In these circumstances, the taxpayer should be offered a reasonable period to
lodge an outstanding form:
For example, where the SGE [significant global entity] has
lodged accounts with ASIC that the SGE believes qualifies as "general
purpose financial statements" then the SGE may have formed the reasonable
view that there is no further requirement to lodge accounts with the ATO. To
the extent that the ATO takes a differing view...then technically the SGE has
failed to lodge. A positive notification of the compliance obligation, coupled
with a reasonable timeframe to remediate, is an appropriate safeguard in such a
circumstance.[56]
2.71
AFMA also raised concerns about the discretion given to the Commissioner
for the remission of FTL penalties, particularly given the material nature of
FTL penalties for significant global entities and there is no compulsion on the
Commissioner to adhere to the relevant Practice Statement and no remedy
available for affected taxpayers. In addition, AFMA contended that the amount
of the penalty should be a relevant factor in considering whether a penalty
should be remitted.[57]
2.72
The Tax Justice Network‑Australia was supportive of ensuring that
the penalties are adequate to remove the profit from the crime:
Given the resources that significant global entities usually
have at their disposal, they have less excuse not to lodge accurate documents
to the Commission of Taxation on time than smaller businesses do...[58]
2.73
Some submissions argued that the increase in penalties should only apply
to documents relevant to tax affairs, not those which assist the efficient
operation of the tax system. AFMA, for example, said:
...the compliance obligations to which the enhanced penalties
could potentially apply should be split between those which are indicative of
obfuscation/non‑cooperation...and those which do not relate to the
taxpayer's own obligations but rather enhance the operation of the tax system.[59]
Committee view
2.74
While noting the issues raised by submitters, the committee considers
that the proposed level of penalties for significant global entities will
address concerns about the inadequacies of the current regime and ensure that
penalties are commensurate with the gravity of reporting offences. No matter
how large or important a business is, there can be no excuse for inaccurate or
delayed tax reporting and administration by large multinationals.

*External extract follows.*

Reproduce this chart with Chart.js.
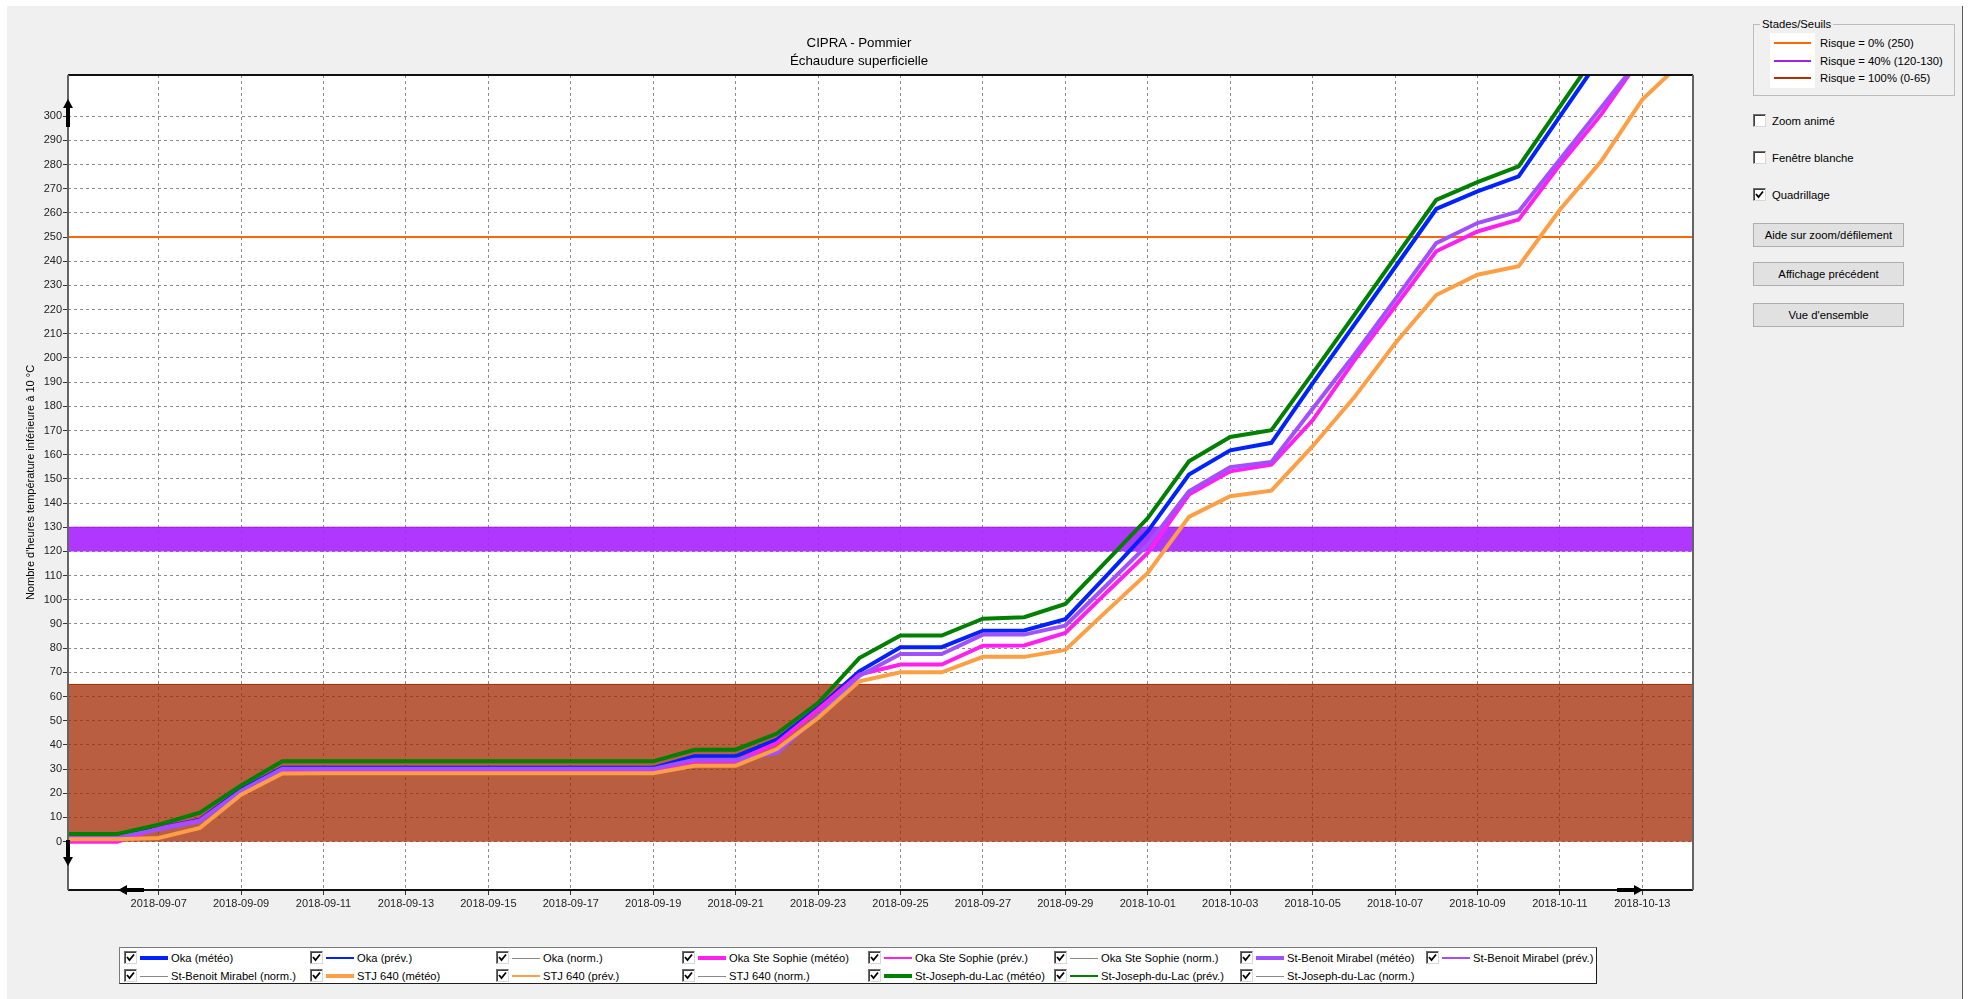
<!DOCTYPE html>
<html lang="fr">
<head>
<meta charset="utf-8">
<title>CIPRA - Pommier</title>
<script src="https://cdn.jsdelivr.net/npm/chart.js@4.4.0/dist/chart.umd.min.js"></script>
<style>
    html, body { margin: 0; padding: 0; background: #fff; }
    body { width: 1974px; height: 999px; overflow: hidden; position: relative; font-family: "Liberation Sans", Arial, sans-serif; color: #000; }
    #fenetre { position: absolute; left: 7px; top: 6px; width: 1955px; height: 993px; background: #f0f0f0; border-right: 1px solid #5a5a5a; }
    #graphique { position: absolute; left: 0; top: 0; }
    .titre { position: absolute; left: 659px; top: 34px; width: 400px; text-align: center; font-size: 13.3px; line-height: 18px; }
    .case { position: absolute; width: 11px; height: 11px; background: #fff; border: 1px solid; border-color: #6d6d6d #d8d8d8 #d8d8d8 #6d6d6d; box-shadow: inset 1px 1px 0 #404040; }
    .case svg { position: absolute; left: 0; top: 0; }
    .groupe { position: absolute; left: 1753px; top: 24px; width: 200px; height: 70px; border: 1px solid #bcbcbc; }
    .groupe-titre { position: absolute; left: 1760px; top: 17px; padding: 0 2px; background: #f0f0f0; font-size: 11.3px; line-height: 14px; }
    .seuils-fond { position: absolute; left: 1770px; top: 33px; width: 45px; height: 55px; background: #fff; }
    .seuil-trait { position: absolute; left: 1774px; width: 37px; height: 2px; }
    .seuil-texte { position: absolute; left: 1820px; font-size: 11.3px; line-height: 14px; white-space: nowrap; }
    .option { position: absolute; left: 1772px; font-size: 11.3px; line-height: 14px; }
    .bouton { position: absolute; left: 1753px; width: 149px; height: 22px; background: #e1e1e1; border: 1px solid #adadad; font-size: 11.3px; line-height: 22px; text-align: center; }
    #legende { position: absolute; left: 119px; top: 947px; width: 1476px; height: 35px; background: #fff; border: 1px solid; border-color: #7a7a7a #1e1e1e #1e1e1e #7a7a7a; }
    .entree { position: absolute; height: 14px; width: 186px; font-size: 11.2px; line-height: 14px; white-space: nowrap; }
    .entree .case { left: 0; top: 0; }
    .entree .trait { position: absolute; left: 16px; width: 28px; }
    .entree .nom { position: absolute; left: 47px; top: 0; }
</style>
</head>
<body>
<div id="fenetre"></div>
<canvas id="graphique" width="1700" height="930"></canvas>
<div class="titre">CIPRA - Pommier<br>Échaudure superficielle</div>
<div id="panneau"></div>
<div id="legende"></div>

<script>
// ===== Données =====

// une date par point, index 0 = 2018-09-04
const DATES = [
    '2018-09-04', '2018-09-05', '2018-09-06', '2018-09-07', '2018-09-08', '2018-09-09', '2018-09-10',
    '2018-09-11', '2018-09-12', '2018-09-13', '2018-09-14', '2018-09-15', '2018-09-16', '2018-09-17',
    '2018-09-18', '2018-09-19', '2018-09-20', '2018-09-21', '2018-09-22', '2018-09-23', '2018-09-24',
    '2018-09-25', '2018-09-26', '2018-09-27', '2018-09-28', '2018-09-29', '2018-09-30', '2018-10-01',
    '2018-10-02', '2018-10-03', '2018-10-04', '2018-10-05', '2018-10-06', '2018-10-07', '2018-10-08',
    '2018-10-09', '2018-10-10', '2018-10-11', '2018-10-12', '2018-10-13', '2018-10-14'
];

// dates affichées sur l'axe horizontal
const DATES_AXE = [
    '2018-09-07', '2018-09-09', '2018-09-11', '2018-09-13', '2018-09-15', '2018-09-17', '2018-09-19',
    '2018-09-21', '2018-09-23', '2018-09-25', '2018-09-27', '2018-09-29', '2018-10-01', '2018-10-03',
    '2018-10-05', '2018-10-07', '2018-10-09', '2018-10-11', '2018-10-13'
];

// graduations de l'axe vertical
const GRADUATIONS_Y = [0, 10, 20, 30, 40, 50, 60, 70, 80, 90, 100, 110, 120, 130, 140, 150,
    160, 170, 180, 190, 200, 210, 220, 230, 240, 250, 260, 270, 280, 290, 300];

// heures cumulées sous 10 °C (météo)
const OKA_METEO = [2.2, 2.2, 2.2, 5.7, 9.1, 21.5, 30.5, 30.5, 30.5, 30.5, 30.5, 30.5, 30.5, 30.5, 30.5, 30.5,
    35.3, 35.3, 42.2, 55.3, 70.4, 80.4, 80.4, 87.2, 87.3, 92, 110, 128.3, 151.8, 161.8, 164.9,
    189.5, 213.5, 237.5, 261.6, 268.9, 275.1, 299.9, 324.6];
const OKA_STE_SOPHIE_METEO = [0, 0, 0, 5.5, 8.8, 20.8, 29.8, 29.8, 29.8, 29.8, 29.8, 29.8, 29.8, 29.8, 29.8, 29.8,
    33.2, 33.2, 40.8, 54.6, 69.1, 73.2, 73.2, 81, 81.1, 86.3, 103, 119.4, 143.5, 153.1, 155.9,
    174.2, 198.7, 221.3, 244.1, 252.3, 257.2, 279.9, 300.6, 325];
const ST_BENOIT_METEO = [1.5, 1.5, 1.8, 5, 8.4, 21, 30.1, 30.1, 30.1, 30.1, 30.1, 30.1, 30.1, 30.1, 30.1, 30.1,
    33.9, 33.9, 36.6, 52, 68.5, 77.6, 77.6, 85.6, 85.6, 89.3, 106, 122.8, 144.9, 154.8, 157,
    179, 201, 224.1, 247.5, 255.8, 260.6, 282.1, 303.5, 325];
const STJ640_METEO = [1, 1, 1, 1.5, 5.7, 19.4, 28.2, 28.3, 28.3, 28.3, 28.3, 28.3, 28.3, 28.3, 28.3, 28.3,
    31.4, 31.4, 38.3, 51.1, 66.3, 70, 70, 76.4, 76.4, 79.3, 95.3, 111.1, 134.3, 142.8, 145.1,
    163.5, 183.5, 206, 226, 234.4, 237.9, 261.3, 281.3, 306.8, 323];
const ST_JOSEPH_METEO = [3.2, 3.2, 3.2, 7, 12, 23.2, 33.2, 33.2, 33.2, 33.2, 33.2, 33.2, 33.2, 33.2, 33.2, 33.2,
    38, 38, 44.7, 57.3, 75.9, 85.2, 85.2, 92.2, 92.8, 98.3, 116, 133.8, 157.3, 167.3, 170.1,
    193.6, 217.5, 241.5, 265.4, 272.7, 279.2, 303.9, 328.6];

// seuils de risque
const SEUIL_0 = [250];
const SEUIL_40 = [120, 130];
const SEUIL_100 = [0, 65];

const STATIONS = ['Oka', 'Oka Ste Sophie', 'St-Benoit Mirabel', 'STJ 640', 'St-Joseph-du-Lac'];
const SERIES_METEO = [OKA_METEO, OKA_STE_SOPHIE_METEO, ST_BENOIT_METEO, STJ640_METEO, ST_JOSEPH_METEO];
const COULEURS = ['#0022ff', '#ff20f0', '#a050ff', '#ff9f45', '#008000'];

// bornes des axes
const X_MIN = 0.8, X_MAX = 40.23;
const Y_MIN = -20, Y_MAX = 317;

const POLICE = 'Liberation Sans, Arial, sans-serif';

// ===== Outils =====

function caseACocher(x, y, cochee) {
    const coche = cochee ? '<svg width="11" height="11"><path d="M2 5 L4.5 8 L9 2.5" fill="none" stroke="#000" stroke-width="1.8"/></svg>' : '';
    return `<div class="case" style="left:${x}px;top:${y}px;">${coche}</div>`;
}

function fleche(ctx, x1, y1, x2, y2) {
    const ang = Math.atan2(y2 - y1, x2 - x1);
    const long = Math.hypot(x2 - x1, y2 - y1);
    ctx.save();
    ctx.translate(x1, y1);
    ctx.rotate(ang);
    ctx.fillStyle = '#000';
    ctx.fillRect(0, -2, long - 8, 4);
    ctx.beginPath();
    ctx.moveTo(long, 0);
    ctx.lineTo(long - 9, -5);
    ctx.lineTo(long - 9, 5);
    ctx.closePath();
    ctx.fill();
    ctx.restore();
}

// fond blanc, cadre et flèches de défilement
const cadre = {
    id: 'cadre',
    beforeDraw(chart) {
        const { ctx, chartArea: a } = chart;
        ctx.save();
        ctx.fillStyle = '#fff';
        ctx.fillRect(a.left, a.top, a.right - a.left, a.bottom - a.top);
        ctx.restore();
    },
    afterDraw(chart) {
        const { ctx, chartArea: a } = chart;
        ctx.save();
        ctx.lineWidth = 2;
        ctx.strokeStyle = '#111';
        ctx.beginPath();
        ctx.moveTo(a.left, a.top); ctx.lineTo(a.right, a.top);
        ctx.moveTo(a.left, a.bottom); ctx.lineTo(a.right, a.bottom);
        ctx.stroke();
        ctx.strokeStyle = '#646464';
        ctx.beginPath();
        ctx.moveTo(a.left, a.top); ctx.lineTo(a.left, a.bottom);
        ctx.moveTo(a.right, a.top); ctx.lineTo(a.right, a.bottom);
        ctx.stroke();
        ctx.restore();

        fleche(ctx, a.left, a.top + 52, a.left, a.top + 24);
        fleche(ctx, a.left, a.bottom - 50, a.left, a.bottom - 24);
        fleche(ctx, a.left + 76, a.bottom, a.left + 50, a.bottom);
        fleche(ctx, a.right - 76, a.bottom, a.right - 50, a.bottom);
    }
};

// ===== Graphique =====
function creerGraphique() {
    const ctx = document.getElementById('graphique').getContext('2d');

    const courbes = SERIES_METEO.map((valeurs, i) => ({
        label: STATIONS[i] + ' (météo)',
        data: valeurs.map((y, x) => ({ x, y })),
        borderColor: COULEURS[i],
        borderWidth: 4,
        pointRadius: 0,
        fill: false,
        clip: 0,
        order: STATIONS.length - i
    }));

    const seuils = [
        {
            label: 'Risque = 0% (250)',
            data: [{ x: X_MIN, y: SEUIL_0[0] }, { x: X_MAX, y: SEUIL_0[0] }],
            borderColor: '#ff6600', borderWidth: 2, pointRadius: 0, fill: false, clip: 0, order: 10
        },
        {
            label: 'Risque = 40% (120-130)',
            data: [{ x: X_MIN, y: SEUIL_40[1] }, { x: X_MAX, y: SEUIL_40[1] }],
            borderColor: '#9a10ff', borderWidth: 1, pointRadius: 0,
            fill: { value: SEUIL_40[0] }, backgroundColor: 'rgba(169, 38, 255, 0.92)', clip: 0, order: 11
        },
        {
            label: 'Risque = 100% (0-65)',
            data: [{ x: X_MIN, y: SEUIL_100[1] }, { x: X_MAX, y: SEUIL_100[1] }],
            borderColor: '#a02a00', borderWidth: 1, pointRadius: 0,
            fill: { value: SEUIL_100[0] }, backgroundColor: 'rgba(162, 40, 0, 0.75)', clip: 0, order: 12
        }
    ];

    // quadrillage pointillé (en v4 le tiret vient de border.dash)
    const grille = {
        color: '#8c8c8c',
        lineWidth: 1,
        tickLength: 5,
        tickColor: '#333',
        tickBorderDash: [],
        tickWidth: 1
    };
    const bord = { display: false, dash: [3, 3] };

    new Chart(ctx, {
        type: 'line',
        data: { datasets: [...courbes, ...seuils] },
        options: {
            responsive: false,
            animation: false,
            events: [],
            layout: { padding: { top: 75, right: 7, left: 0, bottom: 0 } },
            plugins: {
                legend: { display: false },
                tooltip: { enabled: false }
            },
            scales: {
                x: {
                    type: 'linear',
                    min: X_MIN,
                    max: X_MAX,
                    afterFit: (s) => { s.height = 40; },
                    afterBuildTicks: (s) => { s.ticks = DATES_AXE.map(d => ({ value: DATES.indexOf(d) })); },
                    ticks: {
                        autoSkip: false,
                        maxRotation: 0,
                        padding: 2,
                        color: '#222',
                        font: { family: POLICE, size: 11 },
                        callback: (v) => DATES[v]
                    },
                    grid: grille,
                    border: bord
                },
                y: {
                    min: Y_MIN,
                    max: Y_MAX,
                    afterFit: (s) => { s.width = 68; },
                    afterBuildTicks: (s) => { s.ticks = GRADUATIONS_Y.map(v => ({ value: v })); },
                    ticks: {
                        padding: 1,
                        color: '#222',
                        font: { family: POLICE, size: 11 },
                        callback: (v) => String(v)
                    },
                    grid: grille,
                    border: bord,
                    title: {
                        display: true,
                        text: "Nombre d'heures température inférieure à 10 °C",
                        color: '#000',
                        font: { family: POLICE, size: 11 },
                        padding: { top: 24, bottom: 0 }
                    }
                }
            }
        },
        plugins: [cadre]
    });
}

// ===== Panneau de droite =====
function creerPanneau() {
    const lignes = [
        { texte: 'Risque = 0% (' + SEUIL_0[0] + ')', couleur: '#ff6600', y: 43 },
        { texte: 'Risque = 40% (' + SEUIL_40.join('-') + ')', couleur: '#a020f0', y: 61 },
        { texte: 'Risque = 100% (' + SEUIL_100.join('-') + ')', couleur: '#b03000', y: 78 }
    ];

    let html = '<div class="groupe"></div><div class="groupe-titre">Stades/Seuils</div><div class="seuils-fond"></div>';
    lignes.forEach(l => {
        html += `<div class="seuil-trait" style="top:${l.y - 1}px;background:${l.couleur}"></div>`;
        html += `<div class="seuil-texte" style="top:${l.y - 7}px">${l.texte}</div>`;
    });

    const options = [
        { texte: 'Zoom animé', y: 114, cochee: false },
        { texte: 'Fenêtre blanche', y: 151, cochee: false },
        { texte: 'Quadrillage', y: 188, cochee: true }
    ];
    options.forEach(o => {
        html += caseACocher(1753, o.y, o.cochee);
        html += `<div class="option" style="top:${o.y}px">${o.texte}</div>`;
    });

    const boutons = [
        { texte: 'Aide sur zoom/défilement', y: 223 },
        { texte: 'Affichage précédent', y: 262 },
        { texte: "Vue d'ensemble", y: 303 }
    ];
    boutons.forEach(b => {
        html += `<div class="bouton" style="top:${b.y}px">${b.texte}</div>`;
    });

    document.getElementById('panneau').innerHTML = html;
}

// ===== Légende du bas (5 stations x 3 types) =====
function creerLegende() {
    const types = [
        { suffixe: ' (météo)', epaisseur: 4, gris: false },
        { suffixe: ' (prév.)', epaisseur: 2, gris: false },
        { suffixe: ' (norm.)', epaisseur: 1, gris: true }
    ];

    const entrees = [];
    STATIONS.forEach((st, i) => {
        types.forEach(t => {
            entrees.push({
                nom: st + t.suffixe,
                couleur: t.gris ? '#8a8a8a' : COULEURS[i],
                epaisseur: t.epaisseur
            });
        });
    });

    document.getElementById('legende').innerHTML = entrees.map((e, k) => {
        const col = k % 8;
        const rang = Math.floor(k / 8);
        const haut = 7 - e.epaisseur / 2;
        return `
            <div class="entree" style="left:${4 + col * 186}px;top:${3 + rang * 18}px">
                ${caseACocher(0, 0, true)}
                <div class="trait" style="top:${haut}px;height:${e.epaisseur}px;background:${e.couleur}"></div>
                <div class="nom">${e.nom}</div>
            </div>
        `;
    }).join('');
}

function init() {
    Chart.defaults.font.family = POLICE;
    creerGraphique();
    creerPanneau();
    creerLegende();
}

document.addEventListener('DOMContentLoaded', init);
</script>
</body>
</html>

Transfer pricing guidelines
2.75
Only two submissions mentioned the updated transfer pricing rules.
2.76
KPMG supported the government's adoption of the OECD BEPS Action Plan
changes that reset the transfer pricing rules.[60]
2.77
CAANZ considered the proposed commencement of the new transfer pricing
rules in relation to income years starting on or after 1 July 2016 to be
retrospective. CAANZ advocated for a prospective application of the new
guidelines given that ATO guidance would need to be developed on how the OECD's
principles would be implemented in an Australian context.[61]
Committee view
2.78
The committee considers that it is important to keep Australia's
transfer pricing guidelines in line with best international practice by
adopting the latest OECD recommendations. Given that the recommendations were
released in 2015, the committee also considers that the application date from 1
July 2016 is appropriate and should be maintained.
Recommendation 1
2.79
The committee recommends that the bills be passed.